Though official word about the syncing of the safe-harbor percentage with the marketplace percentage came bundled with end-of-year housekeeping items, hints about a clearing of the fog came this fall:
- In a September webinar of the ACA Information Returns (AIR), the monthly group call for software developers learning about the new IRS processing engine specific to the 1095 series of forms, attendees were told that hard coding for the 9.5 percent affordability percentage for employer returns was being undone and revised for specifications that could be changed from year to year. Further references to this reformatting were also made in the October and November calls.
- On page 11 of the instructions for IRS Forms 1095-C and 1094-C, which also came out in September, there was this paragraph: “References to 9.5 percent in the affordability safe harbors and alternative reporting methods may be subject to change if future IRS guidance provides that the percentage is indexed in the same manner as that percentage is indexed for purposes of applying the affordability thresholds under Internal Revenue Code section 36B (the premium tax credit). In general this should not affect reporting for 2015, but taxpayers may visit IRS.gov for any related updates.”
“Admittedly, the door was open to possible updates. But one would have thought that, by Dec. 16, nothing would change the result for 2015,” said Paul Hamburger, co-chair of the employee benefits and executive compensation practice center for Proskauer Rose in Washington, D.C.
“Now, the [Dec. 16] guidance allows employers, essentially, to [use the inflation-adjusted percentage] for 2015 in measuring affordability even though the instructions and forms are based on 9.5 percent,” he added. “However, with vendors already having programmed their systems with unadjusted numbers, I’m not sure how it will all play out. For example, if an IRS form was completed on the basis of unaffordability at 9.5 percent but it would have been affordable at 9.56 percent, will the IRS review cause a penalty to potentially be imposed, only to be negotiated away once the numbers are put forward? We will see,” Hamburger said.

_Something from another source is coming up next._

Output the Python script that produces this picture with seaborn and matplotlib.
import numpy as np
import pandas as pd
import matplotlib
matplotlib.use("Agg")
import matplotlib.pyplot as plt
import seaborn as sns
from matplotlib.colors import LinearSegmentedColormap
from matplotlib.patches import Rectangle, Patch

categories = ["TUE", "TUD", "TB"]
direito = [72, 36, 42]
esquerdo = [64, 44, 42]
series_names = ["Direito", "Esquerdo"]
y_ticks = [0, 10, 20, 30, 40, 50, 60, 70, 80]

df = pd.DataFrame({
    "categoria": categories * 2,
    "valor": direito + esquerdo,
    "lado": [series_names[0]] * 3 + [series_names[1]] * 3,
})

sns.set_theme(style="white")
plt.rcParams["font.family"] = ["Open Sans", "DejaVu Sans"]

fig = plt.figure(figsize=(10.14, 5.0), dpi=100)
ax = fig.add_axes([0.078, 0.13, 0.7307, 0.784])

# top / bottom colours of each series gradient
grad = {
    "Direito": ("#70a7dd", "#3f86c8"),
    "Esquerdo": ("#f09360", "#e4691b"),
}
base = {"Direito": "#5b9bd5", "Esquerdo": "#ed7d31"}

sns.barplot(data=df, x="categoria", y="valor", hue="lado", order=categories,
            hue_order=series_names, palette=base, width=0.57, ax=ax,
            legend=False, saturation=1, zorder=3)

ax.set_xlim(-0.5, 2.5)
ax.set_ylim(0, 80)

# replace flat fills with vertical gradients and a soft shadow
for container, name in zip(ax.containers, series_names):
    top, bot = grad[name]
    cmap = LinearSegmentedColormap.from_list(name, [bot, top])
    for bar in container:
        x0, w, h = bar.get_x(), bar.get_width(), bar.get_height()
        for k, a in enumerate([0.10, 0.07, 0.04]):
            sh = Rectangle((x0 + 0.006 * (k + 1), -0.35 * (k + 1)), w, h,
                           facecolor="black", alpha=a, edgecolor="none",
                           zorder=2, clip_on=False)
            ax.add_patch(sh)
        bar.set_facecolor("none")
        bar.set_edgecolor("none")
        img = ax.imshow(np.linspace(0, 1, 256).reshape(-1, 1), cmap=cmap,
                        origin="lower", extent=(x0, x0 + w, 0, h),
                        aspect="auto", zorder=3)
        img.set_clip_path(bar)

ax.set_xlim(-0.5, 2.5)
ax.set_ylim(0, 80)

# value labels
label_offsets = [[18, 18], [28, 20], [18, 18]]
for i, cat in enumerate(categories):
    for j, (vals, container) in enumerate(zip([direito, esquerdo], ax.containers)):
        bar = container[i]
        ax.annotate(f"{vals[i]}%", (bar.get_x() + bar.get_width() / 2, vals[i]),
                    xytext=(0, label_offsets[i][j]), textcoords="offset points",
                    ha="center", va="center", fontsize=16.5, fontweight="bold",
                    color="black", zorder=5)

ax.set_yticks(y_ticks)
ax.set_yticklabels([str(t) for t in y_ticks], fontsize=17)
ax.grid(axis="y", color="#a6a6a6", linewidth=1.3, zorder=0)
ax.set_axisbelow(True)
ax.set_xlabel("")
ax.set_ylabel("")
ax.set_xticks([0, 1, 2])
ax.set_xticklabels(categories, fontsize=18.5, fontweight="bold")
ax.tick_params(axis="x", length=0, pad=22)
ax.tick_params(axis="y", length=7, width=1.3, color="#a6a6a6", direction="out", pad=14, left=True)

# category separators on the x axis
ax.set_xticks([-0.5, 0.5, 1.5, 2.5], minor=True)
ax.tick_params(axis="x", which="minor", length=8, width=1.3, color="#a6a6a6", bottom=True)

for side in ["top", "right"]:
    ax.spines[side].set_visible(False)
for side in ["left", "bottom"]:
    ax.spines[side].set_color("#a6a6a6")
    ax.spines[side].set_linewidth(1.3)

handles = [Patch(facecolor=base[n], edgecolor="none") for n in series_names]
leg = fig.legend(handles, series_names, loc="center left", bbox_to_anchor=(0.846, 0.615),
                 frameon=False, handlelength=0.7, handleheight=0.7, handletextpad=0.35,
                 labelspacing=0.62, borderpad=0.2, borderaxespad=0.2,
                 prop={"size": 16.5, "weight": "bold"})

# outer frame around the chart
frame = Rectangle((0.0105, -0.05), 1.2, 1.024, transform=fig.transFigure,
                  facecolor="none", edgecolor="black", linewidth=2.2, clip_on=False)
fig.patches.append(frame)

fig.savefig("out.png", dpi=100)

Premium contribution strategies for 2016 were the concern of Ken Mason of Spencer Fane in Kansas City, Mo. “The recent guidance comes too late to affect ACA-compliance efforts for 2015,” Mason said. “Given the usual open enrollment periods of October or November for calendar-year plans, it’s probably also too late for most calendar-year plans to take advantage of the 9.66 percent figure when setting premiums designed to fall within the ACA safe harbors for 2016.”

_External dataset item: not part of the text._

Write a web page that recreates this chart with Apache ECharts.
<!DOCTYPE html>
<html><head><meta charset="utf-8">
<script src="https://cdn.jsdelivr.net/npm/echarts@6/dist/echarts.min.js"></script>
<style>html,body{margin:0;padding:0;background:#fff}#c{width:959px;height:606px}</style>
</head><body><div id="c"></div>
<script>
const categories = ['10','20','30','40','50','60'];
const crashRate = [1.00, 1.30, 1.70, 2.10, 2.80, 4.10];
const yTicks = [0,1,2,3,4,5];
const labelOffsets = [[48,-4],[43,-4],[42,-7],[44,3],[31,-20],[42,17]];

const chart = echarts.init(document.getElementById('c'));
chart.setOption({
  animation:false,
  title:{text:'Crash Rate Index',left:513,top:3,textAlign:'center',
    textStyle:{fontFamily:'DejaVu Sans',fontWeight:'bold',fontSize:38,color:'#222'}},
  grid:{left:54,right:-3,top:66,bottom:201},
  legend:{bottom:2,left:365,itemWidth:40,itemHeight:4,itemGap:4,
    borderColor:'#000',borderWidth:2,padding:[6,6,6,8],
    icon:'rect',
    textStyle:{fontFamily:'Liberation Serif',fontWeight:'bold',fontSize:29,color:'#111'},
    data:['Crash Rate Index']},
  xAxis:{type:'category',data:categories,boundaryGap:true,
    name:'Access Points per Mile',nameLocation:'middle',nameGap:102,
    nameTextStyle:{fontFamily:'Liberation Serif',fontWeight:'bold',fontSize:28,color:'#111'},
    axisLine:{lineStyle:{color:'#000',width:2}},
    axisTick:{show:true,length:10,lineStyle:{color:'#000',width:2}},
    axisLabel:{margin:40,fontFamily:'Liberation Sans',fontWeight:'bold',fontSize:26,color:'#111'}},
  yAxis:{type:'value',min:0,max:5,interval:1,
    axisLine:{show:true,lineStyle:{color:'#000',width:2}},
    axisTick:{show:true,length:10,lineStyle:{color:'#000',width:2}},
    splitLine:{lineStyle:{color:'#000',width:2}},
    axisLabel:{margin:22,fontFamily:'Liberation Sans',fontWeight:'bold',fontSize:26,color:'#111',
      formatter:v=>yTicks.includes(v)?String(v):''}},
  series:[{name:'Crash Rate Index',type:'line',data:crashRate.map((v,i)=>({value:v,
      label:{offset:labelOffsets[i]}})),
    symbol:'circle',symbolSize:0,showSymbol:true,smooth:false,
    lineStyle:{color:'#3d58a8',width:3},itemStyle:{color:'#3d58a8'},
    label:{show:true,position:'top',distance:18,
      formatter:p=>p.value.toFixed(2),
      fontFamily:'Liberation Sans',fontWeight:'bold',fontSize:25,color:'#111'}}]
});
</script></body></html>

The ‘Christmas Present’ Rule
Hamburger also widened the lens for perspective on this news: “Over the years, it seems that year-end IRS guidance with brand-new rules is part of the year-end tradition,” he remarked. “I remember a pension-related notice that came out at the end of 1987 where the IRS issued a somewhat lenient optional tax-related rule and we colloquially referred to it as the ‘Christmas present’ rule. Since then, the IRS seems to always remember the employee benefits community at this time of year.”